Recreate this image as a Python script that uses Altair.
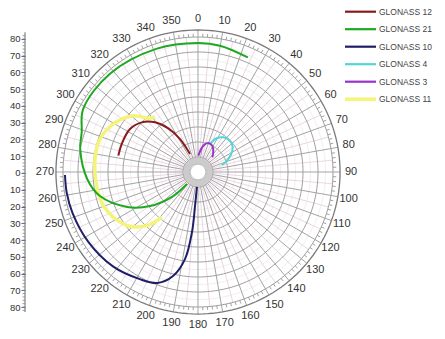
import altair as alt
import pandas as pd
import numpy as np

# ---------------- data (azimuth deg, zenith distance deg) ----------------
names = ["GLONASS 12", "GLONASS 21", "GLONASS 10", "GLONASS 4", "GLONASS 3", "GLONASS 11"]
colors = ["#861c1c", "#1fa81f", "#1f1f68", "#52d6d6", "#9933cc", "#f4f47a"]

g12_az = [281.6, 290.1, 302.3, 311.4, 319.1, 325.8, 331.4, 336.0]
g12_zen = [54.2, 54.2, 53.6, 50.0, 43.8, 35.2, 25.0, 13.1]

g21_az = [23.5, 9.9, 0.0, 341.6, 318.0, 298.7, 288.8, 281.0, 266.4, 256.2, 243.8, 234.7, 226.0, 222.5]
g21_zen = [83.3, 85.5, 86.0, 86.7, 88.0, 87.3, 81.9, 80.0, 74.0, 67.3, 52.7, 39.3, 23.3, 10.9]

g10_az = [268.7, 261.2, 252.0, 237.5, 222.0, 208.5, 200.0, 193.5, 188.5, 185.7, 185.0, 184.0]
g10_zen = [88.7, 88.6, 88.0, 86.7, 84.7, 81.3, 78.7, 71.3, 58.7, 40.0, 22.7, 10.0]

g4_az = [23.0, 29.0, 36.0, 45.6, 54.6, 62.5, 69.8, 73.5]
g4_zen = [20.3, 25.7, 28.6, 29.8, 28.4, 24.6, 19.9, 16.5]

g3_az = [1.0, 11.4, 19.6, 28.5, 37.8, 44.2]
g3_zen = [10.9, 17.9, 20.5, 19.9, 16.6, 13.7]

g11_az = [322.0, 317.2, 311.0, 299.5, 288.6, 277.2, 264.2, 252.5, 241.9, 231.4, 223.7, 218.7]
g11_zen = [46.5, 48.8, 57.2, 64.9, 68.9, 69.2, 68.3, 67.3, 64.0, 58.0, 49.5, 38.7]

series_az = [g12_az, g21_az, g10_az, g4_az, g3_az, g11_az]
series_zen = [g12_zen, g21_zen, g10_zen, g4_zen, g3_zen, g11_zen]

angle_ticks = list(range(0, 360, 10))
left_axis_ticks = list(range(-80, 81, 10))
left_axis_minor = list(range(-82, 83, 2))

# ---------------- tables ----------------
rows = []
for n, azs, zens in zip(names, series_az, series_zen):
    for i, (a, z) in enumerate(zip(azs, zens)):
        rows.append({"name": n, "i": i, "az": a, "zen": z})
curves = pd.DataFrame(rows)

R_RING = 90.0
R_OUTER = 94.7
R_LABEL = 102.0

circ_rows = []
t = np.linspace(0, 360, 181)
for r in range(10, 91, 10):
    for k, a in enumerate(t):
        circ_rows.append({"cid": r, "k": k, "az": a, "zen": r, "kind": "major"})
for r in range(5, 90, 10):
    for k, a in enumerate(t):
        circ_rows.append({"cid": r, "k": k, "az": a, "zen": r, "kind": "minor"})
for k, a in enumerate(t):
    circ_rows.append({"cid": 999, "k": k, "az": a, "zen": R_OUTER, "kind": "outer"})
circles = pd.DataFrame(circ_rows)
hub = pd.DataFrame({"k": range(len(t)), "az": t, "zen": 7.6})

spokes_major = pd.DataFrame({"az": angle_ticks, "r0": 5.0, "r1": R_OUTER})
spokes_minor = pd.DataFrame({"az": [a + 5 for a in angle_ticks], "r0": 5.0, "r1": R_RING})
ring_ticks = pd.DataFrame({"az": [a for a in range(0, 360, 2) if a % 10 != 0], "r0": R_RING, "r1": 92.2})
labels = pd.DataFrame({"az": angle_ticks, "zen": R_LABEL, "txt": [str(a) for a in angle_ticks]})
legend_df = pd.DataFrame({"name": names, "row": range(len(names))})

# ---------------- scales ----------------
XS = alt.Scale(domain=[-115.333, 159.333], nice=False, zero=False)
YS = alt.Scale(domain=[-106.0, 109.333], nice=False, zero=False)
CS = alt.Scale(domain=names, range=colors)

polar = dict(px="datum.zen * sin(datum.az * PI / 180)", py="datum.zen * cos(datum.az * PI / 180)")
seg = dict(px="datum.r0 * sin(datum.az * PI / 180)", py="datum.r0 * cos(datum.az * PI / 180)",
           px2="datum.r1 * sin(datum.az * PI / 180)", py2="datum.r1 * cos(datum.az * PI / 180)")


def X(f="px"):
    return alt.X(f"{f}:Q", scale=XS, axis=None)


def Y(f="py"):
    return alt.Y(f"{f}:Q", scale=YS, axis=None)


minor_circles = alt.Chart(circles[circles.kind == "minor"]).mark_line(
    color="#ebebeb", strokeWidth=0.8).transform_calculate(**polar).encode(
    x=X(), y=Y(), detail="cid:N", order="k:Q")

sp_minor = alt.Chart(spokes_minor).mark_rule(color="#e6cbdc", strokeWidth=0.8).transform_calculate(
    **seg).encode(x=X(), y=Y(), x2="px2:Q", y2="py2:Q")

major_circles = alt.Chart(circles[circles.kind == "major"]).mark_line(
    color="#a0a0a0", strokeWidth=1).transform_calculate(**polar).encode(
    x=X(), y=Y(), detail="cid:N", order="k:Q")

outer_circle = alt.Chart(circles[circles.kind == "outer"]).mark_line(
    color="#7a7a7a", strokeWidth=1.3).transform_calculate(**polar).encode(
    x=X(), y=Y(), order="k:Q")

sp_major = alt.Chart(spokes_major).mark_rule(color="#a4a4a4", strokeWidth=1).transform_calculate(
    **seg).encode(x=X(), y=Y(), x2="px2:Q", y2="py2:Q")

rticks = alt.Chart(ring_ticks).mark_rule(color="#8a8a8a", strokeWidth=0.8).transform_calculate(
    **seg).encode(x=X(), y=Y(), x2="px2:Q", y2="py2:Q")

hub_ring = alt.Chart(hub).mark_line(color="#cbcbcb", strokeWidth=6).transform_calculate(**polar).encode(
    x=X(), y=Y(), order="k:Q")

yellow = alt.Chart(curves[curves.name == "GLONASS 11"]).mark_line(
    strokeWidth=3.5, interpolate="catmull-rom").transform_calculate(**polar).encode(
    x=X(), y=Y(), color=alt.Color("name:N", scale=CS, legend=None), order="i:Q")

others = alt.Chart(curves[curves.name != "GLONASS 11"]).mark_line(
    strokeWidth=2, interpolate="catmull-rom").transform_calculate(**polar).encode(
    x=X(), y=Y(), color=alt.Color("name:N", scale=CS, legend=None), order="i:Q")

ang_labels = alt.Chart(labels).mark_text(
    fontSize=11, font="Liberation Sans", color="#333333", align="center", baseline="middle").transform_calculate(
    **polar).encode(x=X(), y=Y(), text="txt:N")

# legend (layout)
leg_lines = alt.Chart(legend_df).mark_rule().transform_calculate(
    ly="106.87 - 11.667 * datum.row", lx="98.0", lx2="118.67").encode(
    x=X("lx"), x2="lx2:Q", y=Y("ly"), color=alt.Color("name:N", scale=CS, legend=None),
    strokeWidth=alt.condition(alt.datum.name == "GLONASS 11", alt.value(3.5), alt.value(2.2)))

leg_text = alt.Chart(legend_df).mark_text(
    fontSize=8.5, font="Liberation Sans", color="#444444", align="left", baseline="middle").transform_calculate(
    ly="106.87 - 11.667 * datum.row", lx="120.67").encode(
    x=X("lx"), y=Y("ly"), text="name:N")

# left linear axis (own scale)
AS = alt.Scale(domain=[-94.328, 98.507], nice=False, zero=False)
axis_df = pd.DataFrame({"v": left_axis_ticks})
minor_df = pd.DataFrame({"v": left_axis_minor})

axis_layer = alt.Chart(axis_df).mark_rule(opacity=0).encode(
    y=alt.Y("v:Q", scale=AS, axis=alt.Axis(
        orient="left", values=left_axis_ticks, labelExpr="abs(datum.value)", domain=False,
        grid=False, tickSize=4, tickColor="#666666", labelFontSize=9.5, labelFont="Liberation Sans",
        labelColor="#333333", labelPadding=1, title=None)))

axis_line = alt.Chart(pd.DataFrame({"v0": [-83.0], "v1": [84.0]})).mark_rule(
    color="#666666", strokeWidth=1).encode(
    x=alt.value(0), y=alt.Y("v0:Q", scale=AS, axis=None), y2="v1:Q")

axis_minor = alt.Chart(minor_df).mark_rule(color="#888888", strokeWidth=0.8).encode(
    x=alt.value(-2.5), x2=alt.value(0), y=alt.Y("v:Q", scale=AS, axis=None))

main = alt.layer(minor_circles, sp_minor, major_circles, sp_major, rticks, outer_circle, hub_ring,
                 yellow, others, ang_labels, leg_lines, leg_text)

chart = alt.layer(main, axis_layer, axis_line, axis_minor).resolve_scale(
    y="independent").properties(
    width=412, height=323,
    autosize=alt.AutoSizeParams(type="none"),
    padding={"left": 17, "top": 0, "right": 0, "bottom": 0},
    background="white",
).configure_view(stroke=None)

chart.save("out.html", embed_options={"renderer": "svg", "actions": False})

* * *

> **The problem**
Exactly as they appear, print the lines of the listing above from its first line through the line that contains "g12_zen = [54.2, 54.2, 53.6, 50.0, 43.8, 35.2, 25.0, 13.1]", minus the pictures.

> **Correct output**
Recreate this image as a Python script that uses Altair.
import altair as alt
import pandas as pd
import numpy as np

# ---------------- data (azimuth deg, zenith distance deg) ----------------
names = ["GLONASS 12", "GLONASS 21", "GLONASS 10", "GLONASS 4", "GLONASS 3", "GLONASS 11"]
colors = ["#861c1c", "#1fa81f", "#1f1f68", "#52d6d6", "#9933cc", "#f4f47a"]

g12_az = [281.6, 290.1, 302.3, 311.4, 319.1, 325.8, 331.4, 336.0]
g12_zen = [54.2, 54.2, 53.6, 50.0, 43.8, 35.2, 25.0, 13.1]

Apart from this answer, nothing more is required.